Of course, new audiences are hard to come by for any playwright, living or dead, and this year-in-Tenn will prove an interesting test of his late work, at a pivotal moment in the Williams legacy. No massive festivals are in the offing here in New York. (“What’s happening this year? Not as much as should be happening, in my opinion,” tuts Michael Wilson, an indefatigable late-Williams apologist and director of the Roundabout’s revival of The Milk Train Doesn’t Stop Here Anymore. “I’m kind of disturbed. I’m kind of astonished.”) The closest we’ll come to a lavish Broadway production if the good Lord’s willin’ and the theater rents don’t rise is a Nicole Kidman–driven revival of Sweet Bird of Youth, directed by David Cromer and planned for the fall (possibly with James Franco as Chance Wayne, but Oscar nominations have a way of screwing with good intentions). Part of this feels less like a slight and more an accident of timing: Streetcar, Menagerie, and Cat have all been revived so continually and visibly in the last decade they simply can’t take another popper under their patrician noses. But more to the point, what would restaging these temples of mid-century supremacy say, anyway? That Tennessee Williams really earned those two Pulitzers back in his salad days, before he “lost it”? That he wrote anywhere from three to six truly timeless plays—and that’s three to six more than most playwrights can manage?

Instead, directors are turning to “the late stuff,” the strange stuff: The Tenntennial is shaping up to be Williams’s Island of Misfit Toys. There are plenty to choose from, thanks to the volume of his lifetime output and the longtime tightfistedness of his estate. (Saying we’ve seen the last “lost” Williams play is “like saying ‘That was the last Tupac Shakur album,’ ” says Cromer. “They just keep coming out!”) The 1970 erotic oddity Green Eyes has already been staged by Travis Chamberlain in a suite at the Hudson Hotel. Wilson’s Milk Train—considered the first failed play of his long “stoned age”—is playing Off Broadway, and Wilson hopes it will install its heroine, the dying socialite Flora Goforth (played by Olympia Dukakis), in Williams’s pantheon of monsters alongside Big Daddy and Princess Kosmonopolis. In spring, Moisés Kaufman sneaks in the back door with an intermedia incarnation of One Arm, drawn not from Williams’s short story but the 1967 screenplay he based on, it. Austin Pendleton will take on Small Craft Warnings, a funky, talky barroom terrarium from 1972. (“I wish my heart could vomit!” declares one character, echoing what might’ve been Williams’s seventies cri de coeur.) Out of town, Falls is planning a festive remount of the once-dismissed 1953 surrealist pageant Camino Real at Chicago’s Goodman Theatre. Finally, there’s the Wooster Group, a name not often associated with Tennessee Williams. Director Elizabeth LeCompte had never paid much attention to the playwright’s late-period works but nonetheless found herself drawn to Vieux Carré, a sort of memory-play bookend to The Glass Menagerie, which Williams began writing in the thirties and finished in 1977. The theatrical art is “ragged, but then our culture is more ragged now,” says LeCompte, adding that she appreciates the “room” a noncanonical work gives her. (“This won’t be an Elia Kazan production, and you can quote me on that.”)

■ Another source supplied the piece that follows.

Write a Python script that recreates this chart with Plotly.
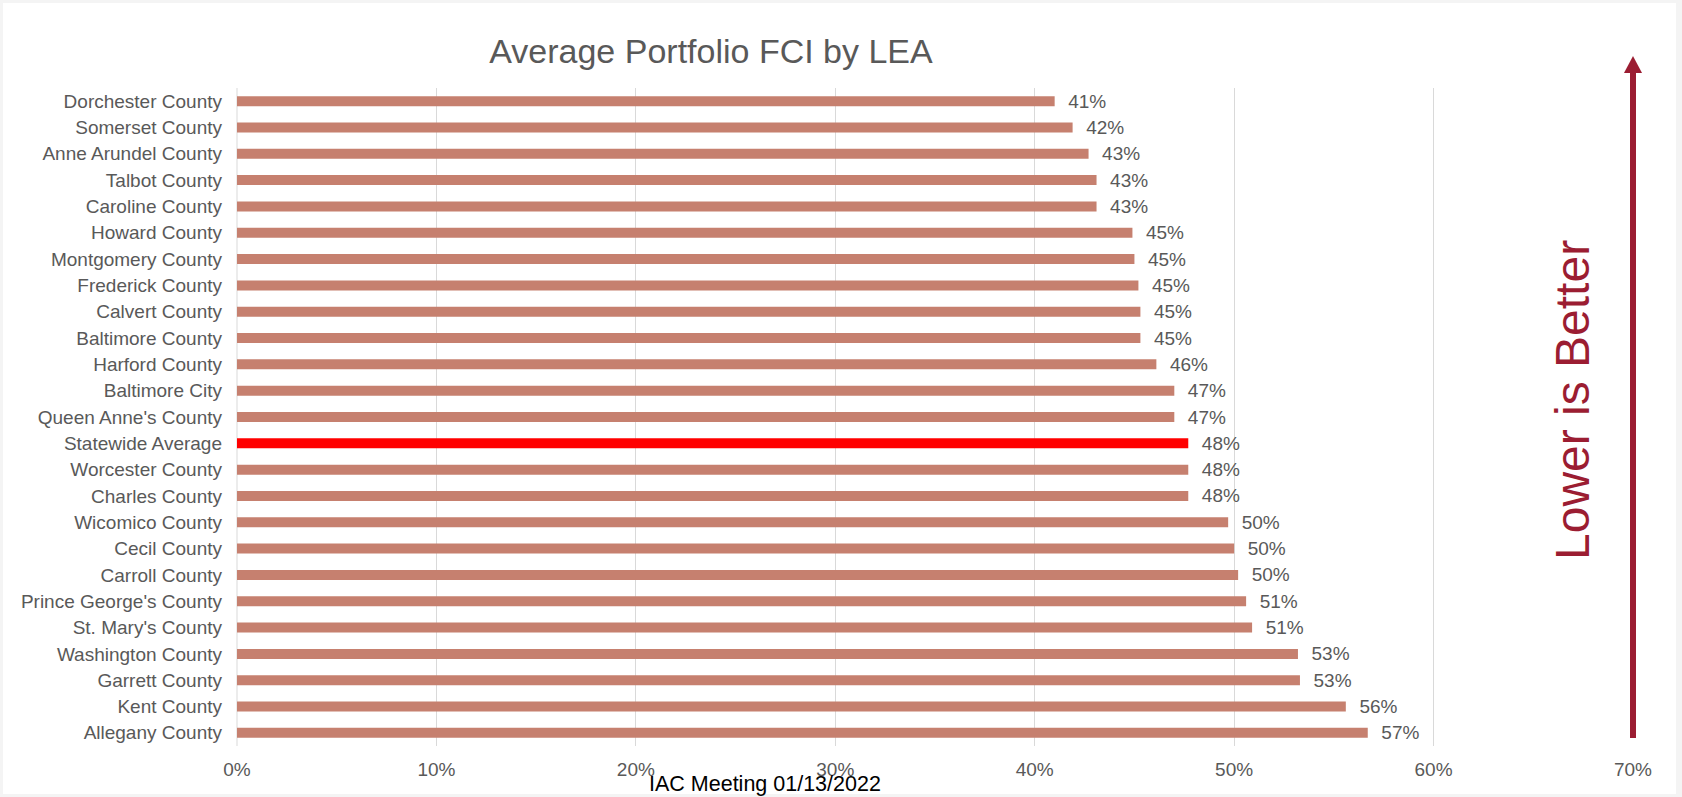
import plotly.graph_objects as go

# ---- data (top to bottom as displayed) ----
counties = [
    "Dorchester County", "Somerset County", "Anne Arundel County", "Talbot County",
    "Caroline County", "Howard County", "Montgomery County", "Frederick County",
    "Calvert County", "Baltimore County", "Harford County", "Baltimore City",
    "Queen Anne's County", "Statewide Average", "Worcester County", "Charles County",
    "Wicomico County", "Cecil County", "Carroll County", "Prince George's County",
    "St. Mary's County", "Washington County", "Garrett County", "Kent County",
    "Allegany County",
]
fci_pct = [
    41.0, 41.9, 42.7, 43.1, 43.1, 44.9, 45.0, 45.2, 45.3, 45.3, 46.1, 47.0,
    47.0, 47.7, 47.7, 47.7, 49.7, 50.0, 50.2, 50.6, 50.9, 53.2, 53.3, 55.6, 56.7,
]
x_ticks = [0, 0.1, 0.2, 0.3, 0.4, 0.5, 0.6, 0.7]

BAR = "#C6806F"
HILITE = "#FF0000"
DARKRED = "#9B1D32"
GREY = "#595959"
FONT = "Liberation Sans, Arial, sans-serif"

W, H = 1682, 797
L, R, T, B = 237, 49, 88, 51
PW, PH = W - L - R, H - T - B


def px_x(px):
    return (px - L) / PW


def px_y(py):
    return (H - B - py) / PH


fig = go.Figure()
fig.add_trace(go.Bar(
    y=counties,
    x=[v / 100 for v in fci_pct],
    orientation="h",
    marker=dict(color=[HILITE if c == "Statewide Average" else BAR for c in counties],
                line=dict(width=0)),
    texttemplate="  %{x:.0%}",
    textposition="outside",
    constraintext="none",
    textfont=dict(family=FONT, size=19, color=GREY),
    cliponaxis=False,
    hoverinfo="skip",
))

fig.update_layout(
    width=W, height=H,
    margin=dict(l=L, r=R, t=T, b=B),
    paper_bgcolor="#F4F4F4",
    plot_bgcolor="white",
    bargap=0.62,
    showlegend=False,
    uniformtext=dict(minsize=19, mode="show"),
    font=dict(family=FONT, color=GREY, size=19),
    title=dict(text="Average Portfolio FCI by LEA", x=px_x(711), xref="paper",
               xanchor="center", y=1 - 51.5 / H, yanchor="middle",
               font=dict(size=34, color=GREY)),
    xaxis=dict(range=[0, 0.7], tickvals=x_ticks, tickformat=".0%",
               showgrid=True, gridcolor="#D9D9D9", gridwidth=1,
               zeroline=False, showline=False, ticks="",
               ticklabelstandoff=10,
               tickfont=dict(size=19, color=GREY)),
    yaxis=dict(autorange="reversed", showgrid=False, zeroline=False,
               showline=False, ticks="", ticklabelstandoff=14,
               tickfont=dict(size=19, color=GREY)),
)

# white panel over the light grey page border
fig.add_shape(type="rect", xref="paper", yref="paper", layer="below",
              x0=px_x(3), x1=px_x(1676), y0=px_y(794), y1=px_y(3),
              fillcolor="white", line=dict(width=0))
# 0% axis line
fig.add_shape(type="line", xref="paper", yref="paper", x0=0, x1=0, y0=0, y1=1,
              line=dict(color="#D9D9D9", width=1), layer="below")

# "Lower is Better" arrow
fig.add_shape(type="line", xref="paper", yref="paper",
              x0=1.0, x1=1.0, y0=px_y(738), y1=px_y(72),
              line=dict(color=DARKRED, width=6))
hw = 9 / PW
fig.add_shape(type="path", xref="paper", yref="paper",
              path=f"M {1 - hw},{px_y(73)} L {1 + hw},{px_y(73)} L 1,{px_y(56)} Z",
              fillcolor=DARKRED, line=dict(width=0))

fig.add_annotation(text="Lower is Better", xref="paper", yref="paper",
                   x=px_x(1573), y=px_y(400), xanchor="center", yanchor="middle",
                   textangle=-90, showarrow=False,
                   font=dict(size=48, color=DARKRED, family=FONT))

fig.add_annotation(text="IAC Meeting 01/13/2022", xref="paper", yref="paper",
                   x=px_x(765), y=px_y(784), xanchor="center", yanchor="middle",
                   showarrow=False,
                   font=dict(size=21.5, color="black", family=FONT))

fig.write_html("out.html")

In other words, she won’t break it; it’s already broke. Late Williams isn’t some fragile vitrine unicorn. It’s rubbery, pliant, inchoate. Some of it is antic and gruesomely funny, some of it is ridiculous. And some of it is merely awful. All of it needs work, the way people need friends, lovers, collaborators—all things that the aging Williams didn’t have. With his collaborators gone, he was living in a mausoleum, scolded by the docents for his inability to write another Streetcar, perhaps the greatest American tragedy this side of Death of a Salesman. I say “tragedy,” but Robert Falls remembers a night near the end of Williams’s life when the playwright attended Falls’s small production of Streetcar in Chicago—and abruptly transformed the gothic drama into a comedy. Basically, he “broke” it. In the concluding moments, when the white-coats enter with a straitjacket for doomed Blanche, Williams cackled: “Oh, look at her! Look at Miss Blanche! You know she’s gonna talk her way out of that institution in one week!” Was it a joke? And if so, how entirely inappropriate, how sacrilegious, how near Simpson-ic in its absurdity: Was this Tennessee’s final transgressive fantasy—the negation of his own legend—or just the Tourettic outcry of a Tom Sawyer who couldn’t keep quiet watching his own funeral?

Williams could never keep quiet, even when the critics and fans begged him to. He seemed bent on shattering the myth of himself, which might have been the point of that despised shadow canon he left for the theater to finish. It’s certainly kept him talking, long, long after we were all sure we’d heard everything he had to say.